__What is required__.
Using the material below, work out how many lines contain the word "chart". Reply with the number and nothing more.

┌──

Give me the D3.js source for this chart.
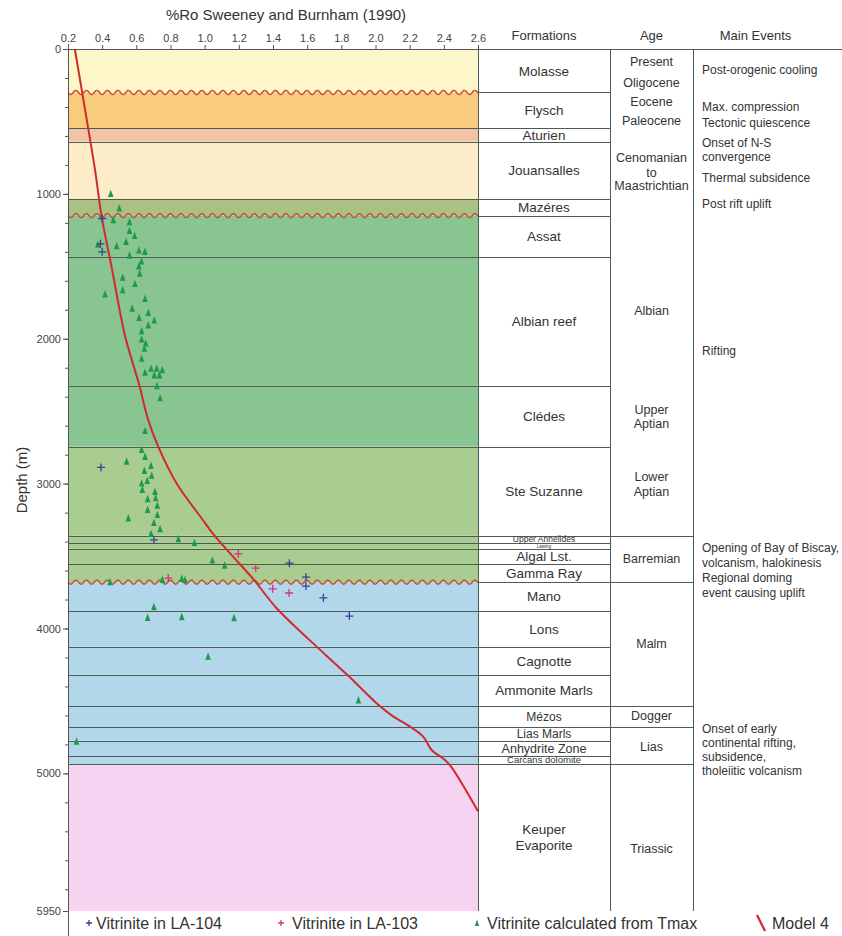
<!DOCTYPE html>
<html>
<head>
<meta charset="utf-8">
<script src="https://cdn.jsdelivr.net/npm/d3@7"></script>
<style>
html,body{margin:0;padding:0;background:#fff;}
svg{display:block;font-family:"Liberation Sans",Arial,sans-serif;}
</style>
</head>
<body>
<svg id="chart" width="842" height="936"></svg>
<script>
// ---------------- DATA ----------------
const xTicks = [0.2,0.4,0.6,0.8,1.0,1.2,1.4,1.6,1.8,2.0,2.2,2.4,2.6];
const yTicks = [0,1000,2000,3000,4000,5000,5950];
const yMinorTicks = d3.range(0, 5950, 200);

const formationNames = ["Molasse","Flysch","Aturien","Jouansalles","Mazéres","Assat","Albian reef","Clédes","Ste Suzanne","Upper Annelides","Lawing","Algal Lst.","Gamma Ray","Mano","Lons","Cagnotte","Ammonite Marls","Mézos","Lias Marls","Anhydrite Zone","Carcans dolomite","Keuper\nEvaporite"];
const formationTop    = [0,300,545,640,1035,1150,1435,2325,2745,3360,3410,3450,3555,3680,3880,4125,4320,4535,4680,4775,4880,4935];
const formationBottom = [300,545,640,1035,1150,1435,2325,2745,3360,3410,3450,3555,3680,3880,4125,4320,4535,4680,4775,4880,4935,5950];
const unconformities = [300,1150,3680];
const ageBoundaries = [3360,3680,4535,4680,4935];

const ageLabels = ["Present","Oligocene","Eocene","Paleocene","Cenomanian","to","Maastrichtian","Albian","Upper","Aptian","Lower","Aptian","Barremian","Malm","Dogger","Lias","Triassic"];
const ageDepths = [83,228,364,495,752,853,944,1808,2485,2588,2954,3057,3520,4106,4603,4817,5521];

const eventLabels = ["Post-orogenic cooling","Max. compression","Tectonic quiescence","Onset of N-S","convergence","Thermal subsidence","Post rift uplift","Rifting","Opening of Bay of Biscay,","volcanism, halokinesis","Regional doming","event causing uplift","Onset of early","continental rifting,","subsidence,","tholeiitic volcanism"];
const eventDepths = [145,398,506,649,743,890,1066,2084,3444,3547,3651,3754,4693,4790,4886,4983];

// Model 4 (%Ro vs depth)
const modelRo    = [0.24,0.30,0.358,0.396,0.458,0.534,0.616,0.668,0.727,0.838,0.985,1.049,1.178,1.283,1.424,1.605,1.833,2.015,2.103,2.191,2.278,2.331,2.396,2.437,2.600];
const modelDepth = [0,420,833,1150,1522,1981,2314,2555,2741,3003,3244,3347,3519,3657,3864,4070,4318,4525,4607,4669,4745,4842,4897,4945,5262];

// Vitrinite calculated from Tmax
const tmaxRo = [0.45,0.50,0.465,0.56,0.56,0.59,0.54,0.375,0.485,0.615,0.65,0.56,0.63,0.615,0.62,0.52,
  0.592,0.520,0.417,0.651,0.576,0.670,0.616,0.705,0.670,0.631,0.631,0.655,0.647,0.631,0.686,0.719,0.752,0.651,0.705,0.735,0.721,0.739,0.651,
  0.631,0.651,0.543,0.686,0.647,0.690,0.664,0.631,0.635,0.709,0.713,0.666,0.723,0.666,0.723,0.553,0.703,0.739,0.686,0.846,0.940,1.045,
  1.117,0.446,0.752,0.866,0.885,0.703,0.666,0.866,1.172,1.02,1.90,0.25];
const tmaxDepth = [1000,1100,1180,1195,1255,1290,1330,1350,1360,1390,1400,1425,1465,1500,1550,1577,
  1621,1664,1694,1724,1791,1821,1855,1873,1908,1947,2004,2032,2068,2137,2206,2206,2216,2234,2252,2252,2326,2410,2636,
  2766,2815,2847,2877,2911,2945,2980,2998,3042,3056,3099,3106,3152,3180,3216,3239,3271,3313,3347,3382,3409,3530,
  3565,3680,3664,3657,3664,3852,3926,3921,3928,4194,4495,4780];

// Vitrinite in LA-104
const la104Ro    = [0.40,0.39,0.40,0.393,0.703,1.496,1.593,1.593,1.695,1.847];
const la104Depth = [1170,1345,1400,2888,3388,3549,3645,3707,3788,3914];
// Vitrinite in LA-103
const la103Ro    = [1.197,1.299,0.787,1.398,1.494];
const la103Depth = [3485,3583,3652,3726,3755];

// ---------------- STYLE ----------------
const formationColors = ["#fcf6c8","#f9cb7c","#f2c4a6","#fcecc8","#abc085","#88c591","#88c591","#88c591","#a9cd90","#a9cd90","#a9cd90","#a9cd90","#a9cd90","#b3d7ea","#b3d7ea","#b3d7ea","#b3d7ea","#b3d7ea","#b3d7ea","#b3d7ea","#b3d7ea","#f6d4f1"];
const formationFont = [13.5,13.5,13.5,13.5,13.5,13.5,13.5,13.5,13.5,8.5,4.5,13.5,13.5,13.5,13.5,13.5,13.5,12,12,12.5,9.5,13.5];
const textColor = "#333";
const lineColor = "#4d5b55";

const svg = d3.select("#chart");
const x = d3.scaleLinear().domain([0.2,2.6]).range([68,478]);
const y = d3.scaleLinear().domain([0,5950]).range([49,911]);
const colF = [478,610], colA = [610,693], colE = [693,842];

// Layers in plot
const gL = svg.append("g");
formationNames.forEach((n,i)=>{
  gL.append("rect").attr("x",x(0.2)).attr("width",x(2.6)-x(0.2))
    .attr("y",y(formationTop[i])).attr("height",y(formationBottom[i])-y(formationTop[i]))
    .attr("fill",formationColors[i]);
});
// wavy unconformities
function wavePts(d){
  const pts=[]; for(let px=x(0.2); px<=x(2.6); px+=0.5){ pts.push([px, y(d)+2*Math.sin((px-x(0.2))/10.5*2*Math.PI)]); }
  return pts;
}
unconformities.forEach(d=>{
  const iAbove = formationBottom.indexOf(d);
  const pts = wavePts(d);
  const poly = [[x(0.2),y(d)-3]].concat(pts).concat([[x(2.6),y(d)-3]]);
  gL.append("path").attr("d",d3.line()(poly)+"Z").attr("fill",formationColors[iAbove]);
  gL.append("path").attr("d",d3.line()(pts)).attr("fill","none").attr("stroke","#c9503a").attr("stroke-width",1.5);
});
// horizontal boundary lines
const boundaries = formationTop.slice(1);
boundaries.forEach(d=>{
  const isUnc = unconformities.includes(d);
  const isAge = ageBoundaries.includes(d);
  const x0 = isUnc ? colF[0] : x(0.2);
  const x1 = isAge ? colA[1] : colF[1];
  svg.append("line").attr("x1",x0).attr("x2",x1).attr("y1",Math.round(y(d))+0.5).attr("y2",Math.round(y(d))+0.5)
    .attr("stroke",lineColor).attr("stroke-width",1);
});
// table vertical lines
[colF[0],colF[1],colA[1]].forEach(cx=>{
  svg.append("line").attr("x1",cx+0.5).attr("x2",cx+0.5).attr("y1",y(0)).attr("y2",y(5950))
    .attr("stroke",lineColor).attr("stroke-width",1);
});
// top border line
svg.append("line").attr("x1",x(0.2)).attr("x2",842).attr("y1",y(0)+0.5).attr("y2",y(0)+0.5).attr("stroke","#555").attr("stroke-width",1);

// Headers
const hdr = [["Formations",(colF[0]+colF[1])/2],["Age",(colA[0]+colA[1])/2],["Main Events",(colE[0]+colE[1])/2-12]];
hdr.forEach(h=>svg.append("text").attr("x",h[1]).attr("y",40).attr("text-anchor","middle").attr("font-size",13).attr("fill",textColor).text(h[0]));

// Formation labels
formationNames.forEach((n,i)=>{
  const lines = n.split("\n");
  const cy = (y(formationTop[i])+y(formationBottom[i]))/2;
  const fs = formationFont[i];
  lines.forEach((ln,j)=>{
    svg.append("text").attr("x",(colF[0]+colF[1])/2).attr("y",cy+(j-(lines.length-1)/2)*16)
      .attr("dy","0.36em").attr("text-anchor","middle").attr("font-size",fs).attr("fill",textColor).text(ln);
  });
});
// Age labels
ageLabels.forEach((a,i)=>{
  svg.append("text").attr("x",(colA[0]+colA[1])/2).attr("y",y(ageDepths[i])).attr("dy","0.36em")
    .attr("text-anchor","middle").attr("font-size",12.5).attr("fill",textColor).text(a);
});
// Events
eventLabels.forEach((e,i)=>{
  svg.append("text").attr("x",colE[0]+9).attr("y",y(eventDepths[i])).attr("dy","0.36em")
    .attr("font-size",12).attr("fill",textColor).text(e);
});

// Axes
const axTop = svg.append("g").attr("transform",`translate(0,${y(0)})`)
  .call(d3.axisTop(x).tickValues(xTicks).tickFormat(d3.format(".1f")).tickSize(4).tickSizeOuter(0));
axTop.select(".domain").remove();
axTop.selectAll("line").attr("stroke","#555");
axTop.selectAll("text").attr("font-size",11).attr("fill","#444").attr("font-family","Liberation Sans, Arial, sans-serif");

const axMinor = svg.append("g").attr("transform",`translate(${x(0.2)},0)`)
  .call(d3.axisLeft(y).tickValues(yMinorTicks).tickSize(3).tickFormat(""));
axMinor.select(".domain").remove();
axMinor.selectAll("line").attr("stroke","#555");
const axLeft = svg.append("g").attr("transform",`translate(${x(0.2)},0)`)
  .call(d3.axisLeft(y).tickValues(yTicks).tickFormat(d3.format("d")).tickSize(5).tickPadding(2).tickSizeOuter(0));
axLeft.select(".domain").remove();
axLeft.selectAll("line").attr("stroke","#555");
axLeft.selectAll("text").attr("font-size",11).attr("fill","#444").attr("font-family","Liberation Sans, Arial, sans-serif");
svg.append("line").attr("x1",x(0.2)+0.5).attr("x2",x(0.2)+0.5).attr("y1",y(0)-5).attr("y2",936).attr("stroke","#555");

// Titles
svg.append("text").attr("x",286).attr("y",20).attr("text-anchor","middle").attr("font-size",15).attr("fill",textColor).text("%Ro Sweeney and Burnham (1990)");
svg.append("text").attr("transform","translate(27,480) rotate(-90)").attr("text-anchor","middle").attr("font-size",15).attr("fill",textColor).text("Depth (m)");

// Model curve
const modelPts = modelRo.map((r,i)=>[x(r),y(modelDepth[i])]);
svg.append("path").attr("d",d3.line().curve(d3.curveCatmullRom)(modelPts))
  .attr("fill","none").attr("stroke","#d12a2e").attr("stroke-width",2);

// Markers
const tri = "M0,-4.2L2.8,3.2L-2.8,3.2Z";
tmaxRo.forEach((r,i)=>{
  svg.append("path").attr("d",tri).attr("transform",`translate(${x(r)},${y(tmaxDepth[i])})`).attr("fill","#1e9a4c");
});
function plus(cx,cy,col,s){
  svg.append("path").attr("d",`M${cx-s},${cy}H${cx+s}M${cx},${cy-s}V${cy+s}`).attr("stroke",col).attr("stroke-width",1.3).attr("fill","none");
}
la104Ro.forEach((r,i)=>plus(x(r),y(la104Depth[i]),"#3c3f93",4));
la103Ro.forEach((r,i)=>plus(x(r),y(la103Depth[i]),"#d8327f",4));

// Legend
const ly = 923;
plus(89,ly,"#3c3f93",3);
svg.append("text").attr("x",96).attr("y",ly).attr("dy","0.36em").attr("font-size",16).attr("fill",textColor).text("Vitrinite in LA-104");
plus(281,ly,"#d8327f",3);
svg.append("text").attr("x",292).attr("y",ly).attr("dy","0.36em").attr("font-size",16).attr("fill",textColor).text("Vitrinite in LA-103");
svg.append("path").attr("d","M0,-3.5L2.2,3L-2.2,3Z").attr("transform",`translate(477,${ly})`).attr("fill","#1e9a4c");
svg.append("text").attr("x",487).attr("y",ly).attr("dy","0.36em").attr("font-size",16).attr("fill",textColor).text("Vitrinite calculated from Tmax");
svg.append("line").attr("x1",757).attr("y1",ly-8).attr("x2",765).attr("y2",ly+8).attr("stroke","#d12a2e").attr("stroke-width",2.2);
svg.append("text").attr("x",772).attr("y",ly).attr("dy","0.36em").attr("font-size",16).attr("fill",textColor).text("Model 4");
</script>
</body>
</html>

└──

__Exercise result__.
3